I was standing on a mountain in Mossel Bay with N and we kissed and he said ‘Here’s to no longer living in adultery’ and we laughed and hugged.
Then it was over.
Just like that – a judge signs the papers and 3.5 years is dissolved – just like that.
Starting my sister in laws wedding dress today and then going home the weekend for the first fitting of the mockup dress 🙂
My brother proposed to his girlfriend on their holiday in Australia.
So happy and so excited for them 🙂 my heart is smiling.
How magnifeicent is the ring 🙂 Its a family heirloom, it was my grans 🙂
By the way – we’ve made it to day 250! I can’t believe it. So much has happened in the past 250days, I cannot even begin to comprehend the adventures and growth that I have experienced. And its so perfect that today I move into my studio to start my business and my next venture.
May the sparkle in your eyes today last forever…
I will post pics as soon as we get some nice ones 🙂
Back to work, working like crazy.
Starting to panic a little I wont lie.
The wedding is driving me insane…
It is so much work and I don’t feel as if my friend is appreciating it at all. She doesn’t get it. She doesn’t understand the craft and the art that clothing is. It’s incredibly frustrating.
I cannot wait to get away for the weekend.
Bride driving me insane. She is now called the bride as my friend has become bridezilla.
We’ve bought all the fabric and the samples are done and today I start with the final dress 🙂
Off to my besties farm 🙂
Gin and tonics in the pool, wedding plans.
Laughs and smiles.
Home is the feeling I have when I am with the two of them.

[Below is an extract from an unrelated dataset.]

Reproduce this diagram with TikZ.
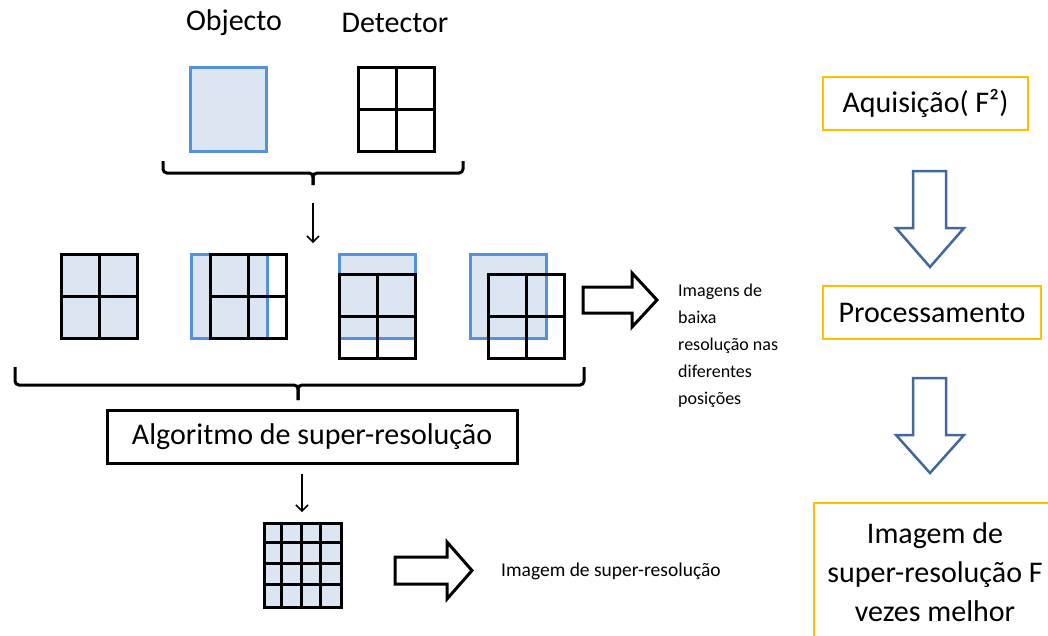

My heart is here freezing, as my tears fill my bowl and I’m finally tasting alone. Sat at an ice cream parlour and you broke my heart, now I’m tasting the saddest vanilla.
You’re such a swamp, but you’re all I want.
I miss him.
I feel scared and anxious for the future. Trying to be peace at where I am at this moment. Be free in the learning and be free here and now in this moment. I have no direction and I have no where I’m heading and I guess I am lost. But I am me and that is enough for now.
I will be found and I’m not faking it anymore. I don’t know what or who or when or how. I don’t know what I want from this life. And thats ok for now.
There’s a bright white beautiful heaven hanging over me.